§ **Objective**: Please write out the lines of the data exactly, beginning with the first and ending with the line containing "const V_MAX = V_CENTER + 4 * V_DIV;"; leave the pictures behind.
'''
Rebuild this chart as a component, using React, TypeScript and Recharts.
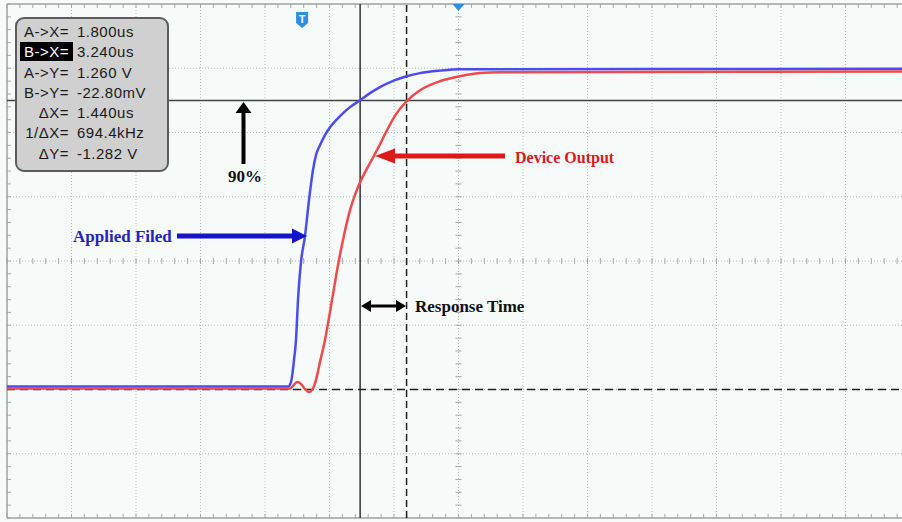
import { LineChart, Line, XAxis, YAxis, ReferenceLine, ReferenceDot } from 'recharts';

// scope settings: 2 us/div over 14 divisions, trigger at t = 0
const T_MIN = -9.15;
const T_DIV = 2;
const X_DIVS = 14;
const T_MAX = T_MIN + T_DIV * X_DIVS;

// cursor readings
const CURSOR_AX = 1.8;
const CURSOR_BX = 3.24;
const CURSOR_AY = 1.26;
const CURSOR_BY = -0.0228;

// 8 vertical divisions, cursor A is 4.5 div above cursor B
const Y_DIVS = 8;
const V_DIV = (CURSOR_AY - CURSOR_BY) / 4.5;
const V_CENTER = CURSOR_BY + 2 * V_DIV;
const V_MIN = V_CENTER - 4 * V_DIV;
const V_MAX = V_CENTER + 4 * V_DIV;

// Applied field (blue), time in us, value in V
const BLUE_T = [-9.15, -0.437, -0.344, -0.251, -0.189, -0.127, -0.034, 0.09, 0.214, 0.338, 0.431, 0.555, 0.71, 0.866, 1.176, 1.486, 1.8, 2.106, 2.416, 2.881, 3.24, 3.656, 4.276, 4.896, 18.85];
const BLUE_V = [-0.01, -0.01, 0.01, 0.108, 0.197, 0.374, 0.543, 0.658, 0.817, 0.951, 1.017, 1.061, 1.106, 1.141, 1.19, 1.23, 1.261, 1.292, 1.319, 1.35, 1.367, 1.381, 1.392, 1.398, 1.4];

// Device output (red)
const RED_T = [-9.15, -0.375, -0.282, -0.158, -0.034, 0.09, 0.214, 0.307, 0.431, 0.555, 0.71, 0.928, 1.114, 1.3, 1.486, 1.672, 1.858, 2.106, 2.354, 2.602, 2.912, 3.24, 3.656, 4.276, 4.896, 5.516, 6.137, 18.85];
const RED_V = [-0.018, -0.018, -0.007, 0.01, 0.002, -0.021, -0.034, -0.025, 0.019, 0.099, 0.197, 0.374, 0.529, 0.662, 0.773, 0.853, 0.915, 0.982, 1.048, 1.119, 1.199, 1.256, 1.305, 1.345, 1.367, 1.381, 1.385, 1.388];

const MEAS_LABELS = ['A->X=', 'B->X=', 'A->Y=', 'B->Y=', '\u0394X=', '1/\u0394X=', '\u0394Y='];
const MEAS_VALUES = ['1.800us', '3.240us', '1.260 V', '-22.80mV', '1.440us', '694.4kHz', '-1.282 V'];

const blueData = BLUE_T.map((t, i) => ({ t, v: BLUE_V[i] }));
const redData = RED_T.map((t, i) => ({ t, v: RED_V[i] }));

const PLOT_W = 903;
const PLOT_H = 514;
const PX_T = (T_MAX - T_MIN) / PLOT_W; // us per pixel
const PX_V = (V_MAX - V_MIN) / PLOT_H; // V per pixel

const xMajor = Array.from({ length: X_DIVS + 1 }, (_, i) => T_MIN + i * T_DIV);
const yMajor = Array.from({ length: Y_DIVS + 1 }, (_, i) => V_MIN + i * V_DIV);
const xMinor = Array.from({ length: X_DIVS * 5 + 1 }, (_, i) => T_MIN + (i * T_DIV) / 5);
const yMinor = Array.from({ length: Y_DIVS * 5 + 1 }, (_, i) => V_MIN + (i * V_DIV) / 5);
const T_CENTER = T_MIN + (X_DIVS / 2) * T_DIV;

const BG = '#f6faf8';
const GRID = '#b9bdbb';
const TICK = '#a5a9a7';
const BORDER = '#9fa3a1';

function seg(x1: number, y1: number, x2: number, y2: number, key: string, stroke = TICK) {
  return (
    <ReferenceLine
      key={key}
      segment={[{ x: x1, y: y1 }, { x: x2, y: y2 }]}
      stroke={stroke}
      strokeWidth={1}
      ifOverflow="visible"
    />
  );
}

export default function App() {
  const tickT = 4 * PX_T;
  const tickV = 4 * PX_V;
  const crossT = 3 * PX_T;
  const crossV = 3 * PX_V;

  return (
    <div style={{ position: 'absolute', left: 0, top: 0, width: 902, height: 522, overflow: 'hidden', background: BG, fontFamily: '"Liberation Sans", Arial, sans-serif' }}>
      <LineChart width={918} height={522} margin={{ top: 4, right: 8, bottom: 4, left: 7 }}>
        <XAxis type="number" dataKey="t" domain={[T_MIN, T_MAX]} hide allowDataOverflow />
        <YAxis type="number" dataKey="v" domain={[V_MIN, V_MAX]} hide allowDataOverflow />

        {xMajor.slice(1, -1).map((t, i) => (
          <ReferenceLine key={`gx${i}`} x={t} stroke={GRID} strokeDasharray="1 2" ifOverflow="visible" />
        ))}
        {yMajor.slice(1, -1).map((v, i) => (
          <ReferenceLine key={`gy${i}`} y={v} stroke={GRID} strokeDasharray="1 2" ifOverflow="visible" />
        ))}

        {xMinor.map((t, i) => seg(t, V_MAX, t, V_MAX - tickV, `tt${i}`))}
        {xMinor.map((t, i) => seg(t, V_MIN, t, V_MIN + tickV, `tb${i}`))}
        {yMinor.map((v, i) => seg(T_MIN, v, T_MIN + tickT, v, `tl${i}`))}
        {xMinor.map((t, i) => seg(t, V_CENTER - crossV, t, V_CENTER + crossV, `tc${i}`))}
        {yMinor.map((v, i) => seg(T_CENTER - crossT, v, T_CENTER + crossT, v, `tm${i}`))}

        <ReferenceLine x={T_MIN} stroke={BORDER} strokeWidth={1.5} ifOverflow="visible" />
        <ReferenceLine y={V_MAX} stroke={BORDER} strokeWidth={1.5} ifOverflow="visible" />
        <ReferenceLine y={V_MIN} stroke={BORDER} strokeWidth={1.5} ifOverflow="visible" />

        <ReferenceLine x={CURSOR_AX} stroke="#333333" strokeWidth={1.5} ifOverflow="visible" />
        <ReferenceLine x={CURSOR_BX} stroke="#222222" strokeWidth={1.5} strokeDasharray="7 4" ifOverflow="visible" />
        <ReferenceLine y={CURSOR_AY} stroke="#444444" strokeWidth={1.5} ifOverflow="visible" />
        <ReferenceLine y={CURSOR_BY} stroke="#222222" strokeWidth={1.5} strokeDasharray="8 5" ifOverflow="visible" />

        <Line data={blueData} dataKey="v" type="monotone" stroke="#4b4bf2" strokeWidth={2.5} dot={false} isAnimationActive={false} />
        <Line data={redData} dataKey="v" type="monotone" stroke="#f04a4a" strokeWidth={2.5} dot={false} isAnimationActive={false} />

        <ReferenceDot
          x={0}
          y={V_MAX}
          ifOverflow="visible"
          shape={(p: any) => (
            <g>
              <path d={`M${p.cx - 6},${p.cy + 8} h12 v11 l-6,5 l-6,-5 z`} fill="#2b8fe2" />
              <text x={p.cx} y={p.cy + 19} textAnchor="middle" fontSize={11} fontWeight="bold" fill="#ffffff" fontFamily="Liberation Sans, Arial">T</text>
            </g>
          )}
        />
        <ReferenceDot
          x={T_CENTER}
          y={V_MAX}
          ifOverflow="visible"
          shape={(p: any) => <path d={`M${p.cx - 6},${p.cy} L${p.cx + 6},${p.cy} L${p.cx},${p.cy + 7} z`} fill="#2b8fe2" />}
        />
      </LineChart>

      <div
        style={{
          position: 'absolute', left: 15, top: 17, width: 150, height: 148,
          border: '2px solid #5c5c5c', borderRadius: 9, background: '#cfd0cf',
          paddingTop: 3, boxSizing: 'content-box',
        }}
      >
        {MEAS_LABELS.map((lab, i) => (
          <div key={lab} style={{ height: 20.3, lineHeight: '20.3px', fontSize: 15, letterSpacing: 0.5, color: '#1a1a1a', whiteSpace: 'nowrap' }}>
            <span style={{ display: 'inline-block', width: 52, textAlign: 'right' }}>
              {i === 1 ? (
                <span style={{ background: '#000', color: '#fff', padding: '1px 4px 1px 4px', marginRight: -4 }}>{lab}</span>
              ) : lab}
            </span>
            <span style={{ marginLeft: 8 }}>{MEAS_VALUES[i]}</span>
          </div>
        ))}
      </div>

      <svg width={902} height={522} style={{ position: 'absolute', left: 0, top: 0, pointerEvents: 'none' }}>
        <rect x={241.5} y={112} width={4} height={52} fill="#000" />
        <polygon points="235.5,113 243.5,102 251.5,113" fill="#000" />
        <text x={245} y={182} textAnchor="middle" fontSize={17} fontWeight="bold" fontFamily="Liberation Serif, Times New Roman, serif" fill="#111">90%</text>

        <rect x={393} y={153.5} width={112} height={5} fill="#dd1a1a" />
        <polygon points="375,156 395,148.5 395,163.5" fill="#dd1a1a" />
        <text x={515} y={163} fontSize={16} fontWeight="bold" fontFamily="Liberation Serif, Times New Roman, serif" fill="#dd1a1a">Device Output</text>

        <rect x={177} y={233.5} width={117} height={5} fill="#1414c8" />
        <polygon points="307,236 292,228.5 292,243.5" fill="#1414c8" />
        <text x={73} y={242} fontSize={17} fontWeight="bold" fontFamily="Liberation Serif, Times New Roman, serif" fill="#2323c8">Applied Filed</text>

        <rect x={369} y={304.5} width={29} height={3} fill="#000" />
        <polygon points="361,306 371,300 371,312" fill="#000" />
        <polygon points="406,306 396,300 396,312" fill="#000" />
        <text x={415} y={312} fontSize={17} fontWeight="bold" fontFamily="Liberation Serif, Times New Roman, serif" fill="#111">Response Time</text>
      </svg>
    </div>
  );
}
'''
§ **Answer to this exercise**:
Rebuild this chart as a component, using React, TypeScript and Recharts.
import { LineChart, Line, XAxis, YAxis, ReferenceLine, ReferenceDot } from 'recharts';

// scope settings: 2 us/div over 14 divisions, trigger at t = 0
const T_MIN = -9.15;
const T_DIV = 2;
const X_DIVS = 14;
const T_MAX = T_MIN + T_DIV * X_DIVS;

// cursor readings
const CURSOR_AX = 1.8;
const CURSOR_BX = 3.24;
const CURSOR_AY = 1.26;
const CURSOR_BY = -0.0228;

// 8 vertical divisions, cursor A is 4.5 div above cursor B
const Y_DIVS = 8;
const V_DIV = (CURSOR_AY - CURSOR_BY) / 4.5;
const V_CENTER = CURSOR_BY + 2 * V_DIV;
const V_MIN = V_CENTER - 4 * V_DIV;
const V_MAX = V_CENTER + 4 * V_DIV;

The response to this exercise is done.